The Rocky Road for Innovative Lending
by Ritchie Mehta (14 November 2008)
Innovative lending organisations such as Zopa, have turned the conventional banking model on its head and challenge the very concept of financial intermediation. In essence, banks take in deposits from savers (in return for interest) and then lend the money to borrowers at a higher rate of interest. The difference between the two rates is the margin, which the bank takes as its profit. One of the many advantages with this model is that it acts as a middleman between the two parties who would otherwise not know each other. Additionally, the risk of default is far higher if an individual lends all their money to another, going back to the age old proverb of “do not put all your eggs in one basket”. A bank is able to spread this risk thus minimising the impact of a default.
However, with the advent of the internet organisations such as Zopa are able to bring people together and disintermediate the banks from the process and thus potentially offer higher rates for savers and lower rates for borrowers. The concept is further enhanced, as only a small amount of an individual’s savings will only be given to one borrower thus replicating the banks risk based model.
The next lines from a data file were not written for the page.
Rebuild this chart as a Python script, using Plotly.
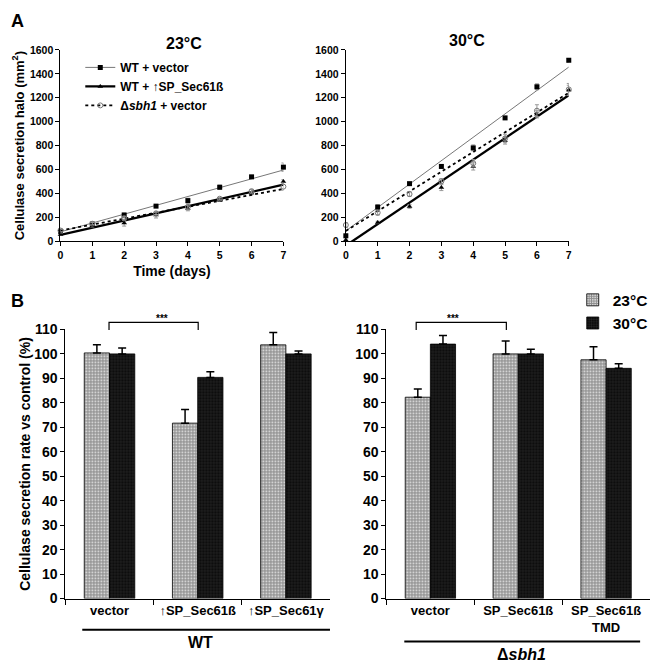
import plotly.graph_objects as go

W, H = 656, 670
def px(x): return x / W
def py(y): return 1 - y / H

# ---------------- Panel A data ----------------
days = [0, 1, 2, 3, 4, 5, 6, 7]
series_names = ["WT + vector", "WT + ↑SP_Sec61ß", "Δ<i>sbh1</i> + vector"]

a23_wt_vector = [84, 144, 220, 294, 340, 452, 539, 620]
a23_wt_sp = [57, 130, 152, 220, 275, 343, 403, 500]
a23_sbh1_vector = [90, 147, 193, 234, 288, 356, 419, 457]
a23_err_wt_vector = [10, 12, 15, 8, 20, 18, 10, 35]
a23_err_wt_sp = [8, 10, 25, 25, 20, 10, 12, 15]
a23_err_sbh1 = [10, 10, 15, 10, 25, 10, 15, 30]

a30_wt_vector = [46, 286, 482, 626, 781, 1032, 1292, 1514]
a30_wt_sp = [10, 158, 291, 449, 626, 843, 1062, 1265]
a30_sbh1_vector = [136, 239, 395, 503, 653, 860, 1092, 1270]
a30_err_wt_vector = [15, 20, 10, 15, 25, 10, 25, 15]
a30_err_wt_sp = [10, 10, 15, 25, 30, 30, 30, 40]
a30_err_sbh1 = [20, 20, 20, 20, 30, 35, 50, 50]

# linear trendline endpoints (value at day 0, value at day 7)
trend_days = [0, 7]
t23_wt_vector = [79, 596]
t23_wt_sp = [54, 473]
t23_sbh1 = [90, 438]
t30_wt_vector = [87, 1457]
t30_wt_sp = [-36, 1222]
t30_sbh1 = [87, 1242]

# ---------------- Panel B data ----------------
wt_categories = ["vector", "↑SP_Sec61ß", "↑SP_Sec61γ"]
sbh1_categories = ["vector", "SP_Sec61ß", "SP_Sec61ß<br>TMD"]
wt_23 = [100.4, 71.7, 103.7]
wt_23_err = [3.3, 5.6, 5.1]
wt_30 = [100.0, 90.4, 100.0]
wt_30_err = [2.4, 2.3, 1.2]
sbh1_23 = [82.3, 100.0, 97.6]
sbh1_23_err = [3.4, 5.3, 5.3]
sbh1_30 = [104.0, 100.0, 94.1]
sbh1_30_err = [3.5, 1.9, 1.9]
temps = ["23°C", "30°C"]

FONT = "Liberation Sans, Arial, sans-serif"

def f(size):
    return dict(size=size, family=FONT, weight="bold", color="black")

fig = go.Figure()

marker_styles = [
    dict(symbol="square", size=5, color="black"),
    dict(symbol="triangle-up", size=5, color="black"),
    dict(symbol="circle-open", size=5, color="#777", line=dict(width=1, color="#777")),
]
line_styles = [
    dict(color="#777", width=1),
    dict(color="black", width=2.3),
    dict(color="black", width=1.8, dash="dot"),
]

panels = [
    ("x", "y", [a23_wt_vector, a23_wt_sp, a23_sbh1_vector],
     [a23_err_wt_vector, a23_err_wt_sp, a23_err_sbh1],
     [t23_wt_vector, t23_wt_sp, t23_sbh1]),
    ("x2", "y2", [a30_wt_vector, a30_wt_sp, a30_sbh1_vector],
     [a30_err_wt_vector, a30_err_wt_sp, a30_err_sbh1],
     [t30_wt_vector, t30_wt_sp, t30_sbh1]),
]
for xa, ya, vals, errs, trends in panels:
    for i in range(3):
        fig.add_trace(go.Scatter(
            x=trend_days, y=trends[i], mode="lines", line=line_styles[i],
            xaxis=xa, yaxis=ya, showlegend=False, hoverinfo="skip"))
        fig.add_trace(go.Scatter(
            x=days, y=vals[i], mode="markers", marker=marker_styles[i],
            error_y=dict(type="data", array=errs[i], color="#999", thickness=1, width=2),
            xaxis=xa, yaxis=ya, showlegend=False, cliponaxis=False))

# legend entries for panel A (line + marker)
for i in range(3):
    fig.add_trace(go.Scatter(
        x=[None], y=[None], mode="lines+markers", name=series_names[i],
        line=line_styles[i], marker=marker_styles[i], xaxis="x", yaxis="y",
        legend="legend"))

# ---------------- Bars ----------------
pat23 = dict(shape="+", size=3, solidity=0.7, fgcolor="#1a1a1a", bgcolor="white")
pat30 = dict(shape="+", size=3, solidity=0.25, fgcolor="#555", bgcolor="#0d0d0d")

bar_sets = [
    ("x3", "y3", wt_categories, wt_23, wt_23_err, wt_30, wt_30_err, True),
    ("x4", "y4", sbh1_categories, sbh1_23, sbh1_23_err, sbh1_30, sbh1_30_err, False),
]
for xa, ya, cats, v23, e23, v30, e30, show in bar_sets:
    fig.add_trace(go.Bar(
        x=cats, y=v23, name=temps[0], xaxis=xa, yaxis=ya,
        marker=dict(pattern=pat23, line=dict(color="black", width=0.8)),
        error_y=dict(type="data", array=e23, arrayminus=[0] * 3, symmetric=False,
                     color="black", thickness=1.5, width=4),
        showlegend=show, legend="legend2", offsetgroup="a"))
    fig.add_trace(go.Bar(
        x=cats, y=v30, name=temps[1], xaxis=xa, yaxis=ya,
        marker=dict(pattern=pat30, line=dict(color="black", width=0.8)),
        error_y=dict(type="data", array=e30, arrayminus=[0] * 3, symmetric=False,
                     color="black", thickness=1.5, width=4),
        showlegend=show, legend="legend2", offsetgroup="b"))

axis_common = dict(showline=True, linecolor="black", linewidth=1.2, ticks="outside",
                   ticklen=4, tickcolor="black", showgrid=False, zeroline=False,
                   tickfont=f(10.5))

yA_domain = [py(239), py(43)]
yB_domain = [py(605), py(329.3)]

fig.update_layout(
    width=W, height=H, margin=dict(l=0, r=0, t=0, b=0),
    paper_bgcolor="white", plot_bgcolor="white",
    font=dict(family=FONT, color="black", weight="bold"),
    barmode="group", bargap=0.427, bargroupgap=0,
    xaxis=dict(axis_common, domain=[px(58), px(283)], range=[0, 7], dtick=1, anchor="y",
               title=dict(text="Time (days)", font=f(14), standoff=6)),
    yaxis=dict(axis_common, domain=yA_domain, range=[0, 1600], dtick=200, anchor="x",
               title=dict(text="Cellulase secretion halo (mm<sup>2</sup>)",
                          font=f(13), standoff=2)),
    xaxis2=dict(axis_common, domain=[px(346), px(571)], range=[0, 7], dtick=1, anchor="y2"),
    yaxis2=dict(axis_common, domain=yA_domain, range=[0, 1600], dtick=200, anchor="x2"),
    xaxis3=dict(axis_common, domain=[px(63), px(330)], anchor="y3", tickson="boundaries",
                ticklen=5, tickfont=f(13)),
    yaxis3=dict(axis_common, domain=yB_domain, range=[0, 110], dtick=10, anchor="x3",
                tickfont=f(14),
                title=dict(text="Cellulase secretion rate vs control (%)",
                           font=f(14), standoff=0)),
    xaxis4=dict(axis_common, domain=[px(387), px(653)], anchor="y4", tickson="boundaries",
                ticklen=5, tickfont=f(13)),
    yaxis4=dict(axis_common, domain=yB_domain, range=[0, 110], dtick=10, anchor="x4",
                tickfont=f(14)),
    legend=dict(x=px(78), y=py(46), xanchor="left", yanchor="top", bgcolor="rgba(0,0,0,0)",
                font=f(12), itemwidth=30, tracegroupgap=0),
    legend2=dict(x=px(575), y=py(282), xanchor="left", yanchor="top", bgcolor="rgba(0,0,0,0)",
                 font=f(15.5), itemwidth=30, traceorder="normal"),
)

anns = [
    dict(text="A", x=px(6), y=py(13), size=18, anchor="left"),
    dict(text="B", x=px(6), y=py(300), size=18, anchor="left"),
    dict(text="23°C", x=px(183), y=py(36), size=16, anchor="center"),
    dict(text="30°C", x=px(468), y=py(33), size=16, anchor="center"),
    dict(text="WT", x=px(199), y=py(650), size=16, anchor="center"),
    dict(text="Δ<i>sbh1</i>", x=px(523), y=py(662), size=16, anchor="center"),
]
for a in anns:
    fig.add_annotation(text=a["text"], x=a["x"], y=a["y"], xref="paper", yref="paper",
                       showarrow=False, xanchor=a["anchor"], yanchor="middle",
                       font=f(a["size"]))

# significance brackets
for x0, x1 in [(107, 197), (417, 508)]:
    top, bot = 322, 330
    fig.add_shape(type="path", xref="paper", yref="paper",
                  path=f"M {px(x0)} {py(bot)} L {px(x0)} {py(top)} L {px(x1)} {py(top)} L {px(x1)} {py(bot)}",
                  line=dict(color="black", width=1.2))
    fig.add_annotation(text="***", xref="paper", yref="paper", x=px((x0 + x1) / 2), y=py(318),
                       showarrow=False, yanchor="middle", font=f(10))

# group underlines
fig.add_shape(type="line", xref="paper", yref="paper", x0=px(80), x1=px(330),
              y0=py(637), y1=py(637), line=dict(color="black", width=2))
fig.add_shape(type="line", xref="paper", yref="paper", x0=px(405), x1=px(643),
              y0=py(649), y1=py(649), line=dict(color="black", width=2))

fig.write_html("out.html", config={"displayModeBar": False},
               post_script="document.body.style.margin='0px';")
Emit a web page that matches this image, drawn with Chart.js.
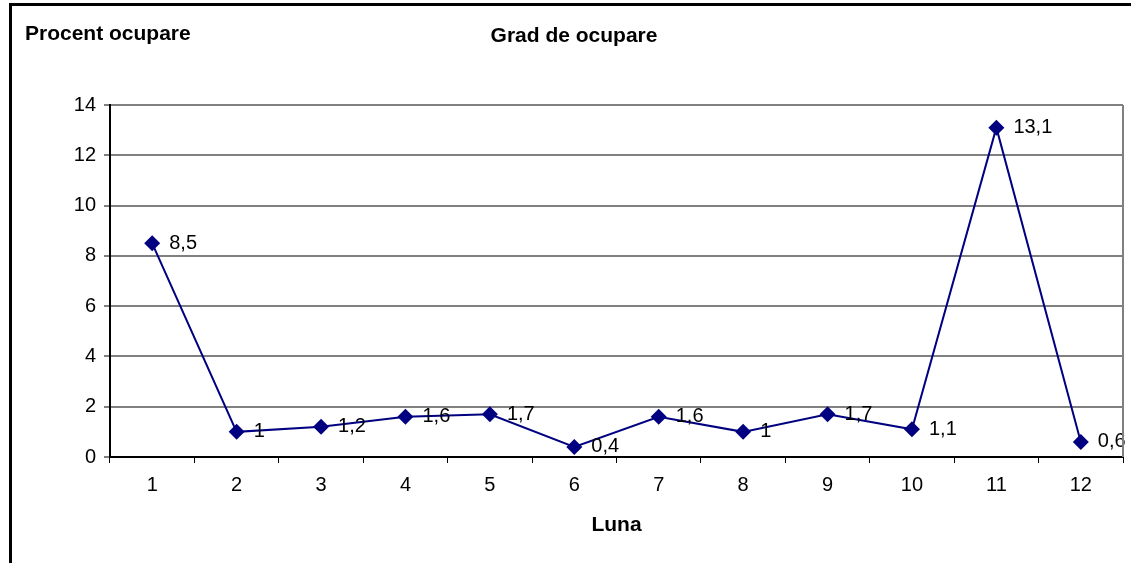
<!DOCTYPE html>
<html lang="ro">
<head>
    <meta charset="UTF-8">
    <title>Grad de ocupare</title>
    <script src="https://cdn.jsdelivr.net/npm/chart.js"></script>
    <style>
        body { margin: 0; background: white; }
        #wrap { position: relative; width: 1131px; height: 563px; }
    </style>
</head>
<body>
    <div id="wrap">
        <canvas id="occChart" width="1131" height="563"></canvas>
    </div>

    <script>
        const months = ["1", "2", "3", "4", "5", "6", "7", "8", "9", "10", "11", "12"];
        const occupancy = [8.5, 1, 1.2, 1.6, 1.7, 0.4, 1.6, 1, 1.7, 1.1, 13.1, 0.6];
        const yTicks = [0, 2, 4, 6, 8, 10, 12, 14];

        const FONT = "'Liberation Sans', Arial, sans-serif";

        // outer frame + the two titles that sit outside the plot
        const framePlugin = {
            id: "frame",
            beforeDraw(chart) {
                const c = chart.ctx;
                c.save();
                c.fillStyle = "#000";
                c.fillRect(9, 3, 3, 560);
                c.fillRect(9, 3, 1122, 3);
                c.font = "bold 21px " + FONT;
                c.textBaseline = "alphabetic";
                c.textAlign = "left";
                c.fillText("Procent ocupare", 25, 40);
                c.textAlign = "center";
                c.fillText("Grad de ocupare", 574, 42);
                c.restore();
            },
            afterDraw(chart) {
                const a = chart.chartArea;
                const c = chart.ctx;
                c.save();
                c.strokeStyle = "#808080";
                c.lineWidth = 2;
                c.beginPath();
                c.moveTo(a.right, a.top);
                c.lineTo(a.right, a.bottom);
                c.stroke();
                c.restore();
            }
        };

        // value labels to the right of each marker, comma decimals
        const valueLabels = {
            id: "valueLabels",
            afterDatasetsDraw(chart) {
                const c = chart.ctx;
                const meta = chart.getDatasetMeta(0);
                c.save();
                c.font = "20px " + FONT;
                c.fillStyle = "#000";
                c.textAlign = "left";
                c.textBaseline = "middle";
                meta.data.forEach((pt, i) => {
                    const txt = String(occupancy[i]).replace(".", ",");
                    c.fillText(txt, pt.x + 17, pt.y);
                });
                c.restore();
            }
        };

        const ctx = document.getElementById("occChart").getContext("2d");
        new Chart(ctx, {
            type: "line",
            data: {
                labels: months,
                datasets: [{
                    data: occupancy,
                    borderColor: "#000080",
                    backgroundColor: "#000080",
                    borderWidth: 2,
                    pointStyle: "rectRot",
                    pointRadius: 8,
                    pointBorderWidth: 0,
                    tension: 0
                }]
            },
            options: {
                responsive: false,
                animation: false,
                layout: { padding: { left: 50, right: 7, top: 105, bottom: 0 } },
                plugins: {
                    legend: { display: false },
                    tooltip: { enabled: false },
                    title: { display: false }
                },
                scales: {
                    x: {
                        offset: true,
                        grid: {
                            offset: true,
                            drawOnChartArea: false,
                            drawTicks: true,
                            tickLength: 6,
                            tickColor: "#000",
                            tickWidth: 1
                        },
                        border: { color: "#000", width: 2 },
                        ticks: {
                            color: "#000",
                            padding: 10,
                            maxRotation: 0,
                            font: { family: FONT, size: 20 }
                        },
                        title: {
                            display: true,
                            text: "Luna",
                            color: "#000",
                            padding: { top: 0, bottom: 25 },
                            font: { family: FONT, size: 21, weight: "bold" }
                        },
                        afterFit(scale) { scale.height = 106; }
                    },
                    y: {
                        min: 0,
                        max: 14,
                        afterBuildTicks(scale) {
                            scale.ticks = yTicks.map(v => ({ value: v }));
                        },
                        grid: {
                            color: "#808080",
                            lineWidth: 2,
                            tickLength: 6,
                            tickColor: "#000",
                            tickWidth: 1
                        },
                        border: { color: "#000", width: 2 },
                        ticks: {
                            color: "#000",
                            padding: 8,
                            font: { family: FONT, size: 20 }
                        },
                        afterFit(scale) { scale.width = 60; }
                    }
                }
            },
            plugins: [framePlugin, valueLabels]
        });
    </script>
</body>
</html>
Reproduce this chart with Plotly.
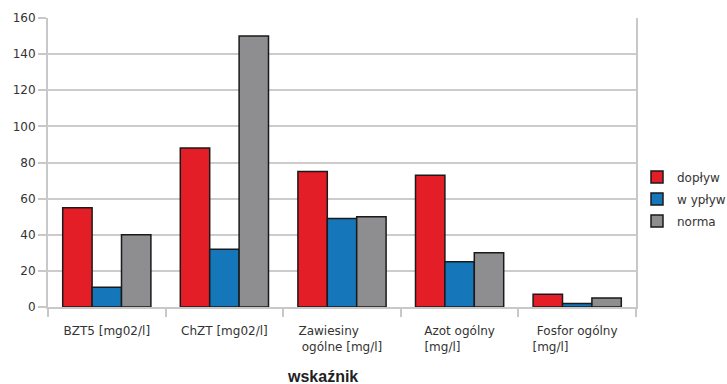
import plotly.graph_objects as go

# Wskaźniki zanieczyszczeń: dopływ, wypływ i norma
NB = "\u00a0"
categories = [
    "BZT5 [mg02/l]",
    "ChZT [mg02/l]",
    "Zawiesiny" + NB * 7 + "<br>ogólne [mg/l]",
    "Azot ogólny<br>[mg/l]" + NB * 9,
    "Fosfor ogólny<br>[mg/l]" + NB * 14,
]
doplyw = [55, 88, 75, 73, 7]
wyplyw = [11, 32, 49, 25, 2]
norma = [40, 150, 50, 30, 5]

series_names = ["dopływ", "w ypływ", "norma"]
series_colors = ["#E41E26", "#1576B9", "#8E8E90"]
y_ticks = [0, 20, 40, 60, 80, 100, 120, 140, 160]

fig = go.Figure()
for name, vals, col in zip(series_names, [doplyw, wyplyw, norma], series_colors):
    fig.add_trace(go.Bar(
        name=name, x=categories, y=vals, legendgroup=name,
        marker=dict(color=col, line=dict(color="#1a1a1a", width=1.5)),
    ))

fig.update_layout(
    width=727, height=384,
    margin=dict(l=48, r=91, t=18, b=77, autoexpand=False),
    paper_bgcolor="white", plot_bgcolor="white",
    barmode="group", bargap=0.25, bargroupgap=0,
    font=dict(family="DejaVu Sans, sans-serif", size=12, color="#333333"),
    showlegend=True,
    legend=dict(xref="container", yref="container",
                x=637 / 727, xanchor="left", y=1 - 199 / 384, yanchor="middle",
                font=dict(family="DejaVu Sans, sans-serif", size=12, color="#333333"),
                itemwidth=30, tracegroupgap=3, bgcolor="rgba(0,0,0,0)"),
    xaxis=dict(
        showline=True, linecolor="#c8c8c8", linewidth=2,
        ticks="outside", ticklen=8, tickcolor="#c8c8c8", tickwidth=2,
        tickson="boundaries", showgrid=False, mirror=False,
        ticklabelstandoff=12,
        tickfont=dict(family="DejaVu Sans, sans-serif", size=12, color="#333333"),
    ),
    yaxis=dict(
        range=[0, 160], tickvals=y_ticks,
        showgrid=True, gridcolor="#cccccc", gridwidth=2,
        showline=True, linecolor="#c8c8c8", linewidth=2, mirror=True,
        ticks="outside", ticklen=8, tickcolor="#c8c8c8", tickwidth=2,
        tickfont=dict(family="DejaVu Sans, sans-serif", size=12, color="#333333"),
        zeroline=False,
    ),
    annotations=[dict(
        text="<b>wskaźnik</b>", xref="paper", yref="paper",
        x=0.467, y=-0.242, xanchor="center", yanchor="middle",
        showarrow=False,
        font=dict(family="Liberation Sans, Arial, sans-serif", size=16, color="#222222"),
    )],
)

fig.write_html("out.html")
So in the current climate, how are they doing? On the whole, organisations such as Zopa were off to a slow start in the UK, but are on course to turn a profit this year. The current lending environment in the UK may help such businesses as more people look for alternative ways to get credit, as banks close their doors. However, Zopa’s performance in the US proves that no one is immune to the credit crunch. It has been reported that they are due to close down their US operations in light of the current market conditions. It looks likely that they will continue to concentrate their efforts predominantly in the UK but also in Europe.